La filière piscicole française vit aujourd’hui un véritable paradoxe. Malgré la situation pionnière qu’occupe notre pays dans le développement de nombreuses espèces aquacoles, malgré une consommation de poissons croissante, malgré une volonté politique affichée de renforcer la filière pour réduire notre dépendance alimentaire vis-à-vis des pays tiers, malgré des structures solides, des professionnels reconnus et des jeunes bien formés, elle régresse. J’irai même plus loin, elle plonge littéralement, étranglée moins par la crise mondiale que par les importations et l’empilement de contraintes franco-françaises.
Pourtant, au cours de ces dernières années, des signes encourageants avaient été donnés avec la mise en place du plan d’avenir pour la pêche et l’aquaculture, suivi de la mission Tanguy. C’est en fait une accumulation de contraintes de toute nature et d’orientations prises sans concertation suffisante avec les professionnels qui risque de conduire à l’asphyxie d’une filière pourtant saine.
Je veux parler des surcoûts liés à la libéralisation du service public de l’équarrissage, de l’insuffisance du repeuplement lié notamment à la priorité donnée par les schémas directeurs d’aménagement et de gestion des eaux, les SDAGE, à la préservation de l’environnement par rapport à la gestion de la ressource, du caractère anecdotique des solutions mises en œuvre par le ministère de l’écologie pour parer aux déprédations des cormorans – la population est passée de 4 000 en 1970 à 130 000 en 2007 ! –, de la prohibition de la production et de la commercialisation des carpes amours, espèce pourtant la plus produite à travers le monde – pourquoi sommes-nous le seul pays d’Europe dans ce cas ? –, des distorsions de concurrence résultant des nouvelles législations en santé animale et en sécurité alimentaire qui pénalisent la production française, laquelle se trouve confrontée sur les étals à des poissons d’origine étrangère décongelés, etc.
Un plan d’aide à l’agriculture a été mis en place, allez-vous me répondre, madame la secrétaire d'État, et vous venez d’en parler.
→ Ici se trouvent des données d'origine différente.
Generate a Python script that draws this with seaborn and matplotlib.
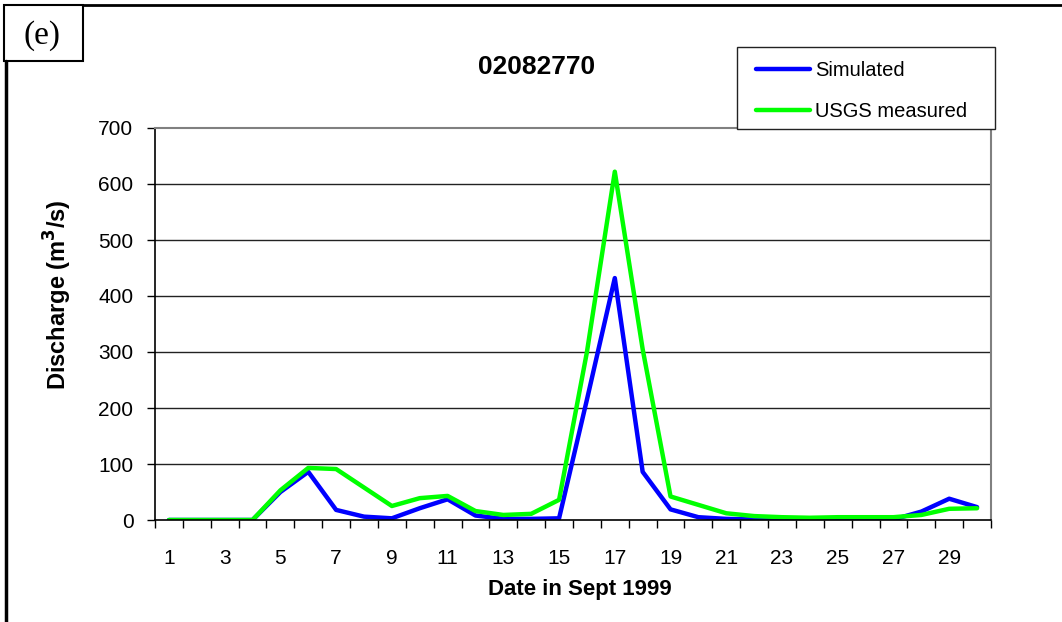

Il est vrai que nombre de pisciculteurs seront amenés à y faire appel.
Il n’en reste pas moins qu’il est essentiel de traiter les causes du mal. L’ensemble des handicaps que je viens d’évoquer sont d’origines si diverses – leur solution relevant soit du ministère de l’écologie, soit du ministère de la santé, soit du ministère de l’agriculture – que seule une volonté politique affichée au sommet du Gouvernement permettra de prendre et de coordonner les décisions indispensables à la survie de cette filière tout en diminuant notre dépendance alimentaire.
C’est la raison pour laquelle j’ai souhaité poser cette question à M. le Premier Ministre, certain qu’il partagera mon point de vue selon lequel nous n’avons pas les moyens, dans le contexte actuel, de nous priver des performances économiques d’une filière saine et dynamique. Je comprends qu’il ne puisse me répondre aujourd’hui, mais je compte sur vous, madame la secrétaire d'État, pour vous faire auprès de lui l’interprète de l’inquiétude et des attentes de toute la profession.